The Quiet Luxury Tension

The “quiet luxury” trend—exemplified by The Row, Loro Piana, and Brunello Cucinelli—positions itself against logo-heavy brands. Additionally, this aesthetic aligns with old-money habitus: wealth that doesn’t need to announce itself.

Louis Vuitton responds by offering both registers. The screaming monogram canvas coexists with whisper-quiet Epi leather in the same store. Consequently, customers can signal according to context. The monogram Neverfull for Saturday farmers market browsing. The plain leather briefcase for Monday investor meetings.
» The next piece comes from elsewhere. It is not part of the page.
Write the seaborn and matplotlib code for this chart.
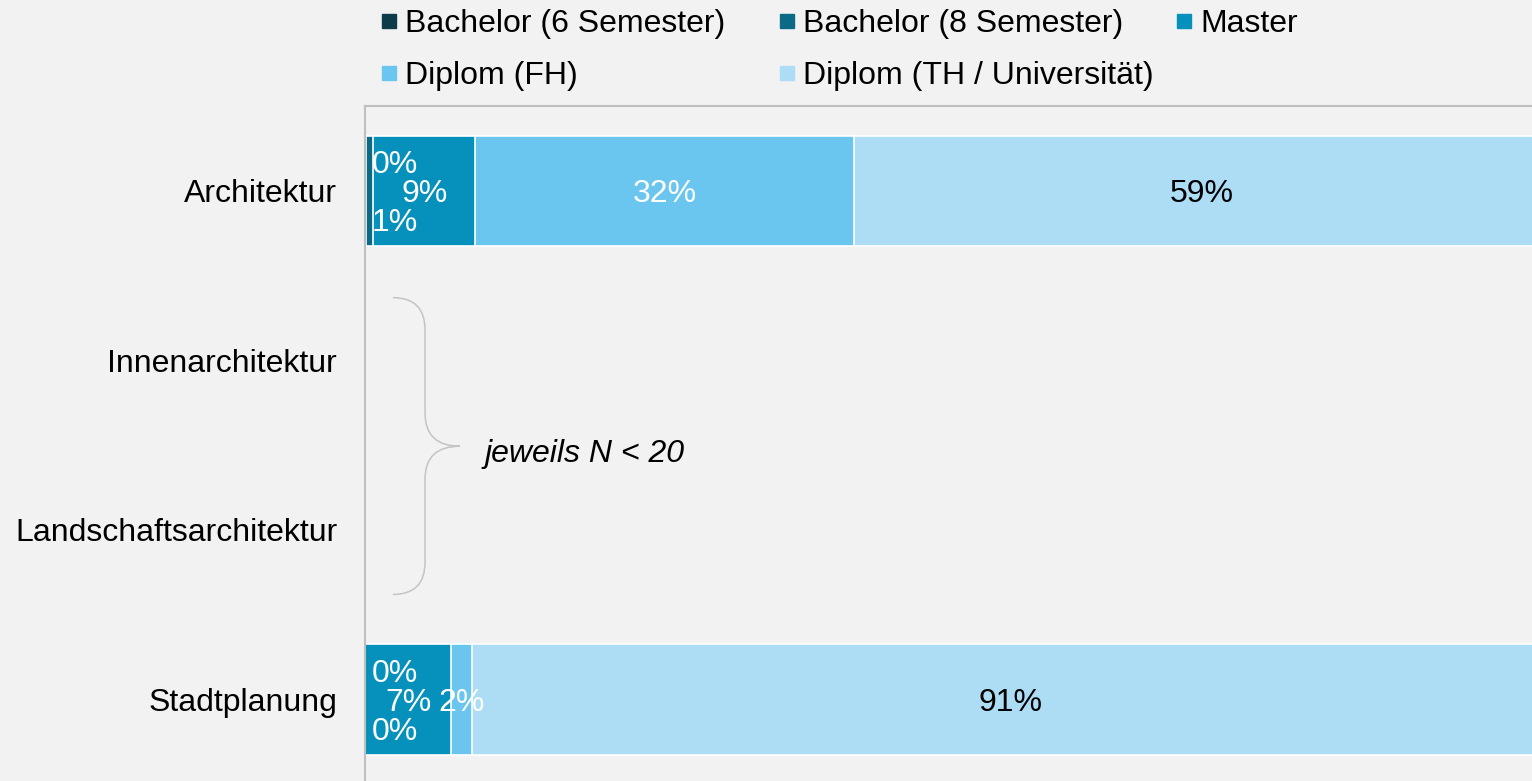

This flexibility represents commercial genius. Rather than ceding the quiet-luxury customer to competitors, Louis Vuitton absorbs them into its own ecosystem. You can be both types of rich person—just buy both bags.

The Investment: Cultural Arbitrage or Conspicuous Consumption?

What does entering Louis Vuitton Hamptons actually mean? The answer depends on your existing capital portfolio.

For those with abundant economic capital but limited cultural capital—the newly wealthy seeking social legitimacy—Louis Vuitton offers a shortcut. The brand’s heritage story, its royal associations, its museum-worthy trunk collection all convey taste without requiring you to develop it organically. You can purchase the cultural capital that old money accumulated over generations.

For those with cultural capital but modest economic means—fashion professionals, artists, cultural workers—Louis Vuitton presents a dilemma. You may recognize the brand’s quality and appreciate its design heritage. However, purchasing signals alignment with values you might critique. Nevertheless, many resolve this tension through ironic consumption or selective acquisition.

For the already-wealthy with established cultural credentials, Louis Vuitton functions as convenience. The bag works. The craftsmanship endures. The purchase requires no justification because nothing needs proving.

Practical Information

Louis Vuitton East Hampton occupies 1 Main Street, on the corner of Main Street and Newtown Lane. Hours run Monday through Saturday from 10 a.m. to 7 p.m., and Sunday from noon to 6 p.m. The complimentary Moke shuttle service operates throughout East Hampton Village.

First-time visitors should expect attentive service calibrated to purchase intent. Sales associates read signals quickly. Browsing is permitted. Moreover, high-traffic periods around holidays and summer weekends may require patience. The second floor offers personalization services and private appointments for significant purchases.

The Final Calculation

Louis Vuitton Hamptons represents a $22 million bet that the East End’s wealthy want what the brand sells: not just products, but participation in a mythology that transforms consumption into identity. The flat-topped trunk that revolutionized travel in 1858 now sits reimagined as a gaming trunk, a mahjong set, a conversation piece for beach houses that cost more than most Americans earn in a lifetime.

Bourdieu warned that taste operates as “social weaponry”—a means of establishing distinction between those who possess legitimate culture and those who merely possess money. Louis Vuitton brilliantly bridges this gap. It sells legitimacy to those with money and exclusivity to those with taste. The store at 1 Main Street serves as embassy for this transaction, a physical space where capital converts into capital, endlessly.

The Moke will take you anywhere in the village. Nevertheless, it will always bring you back here.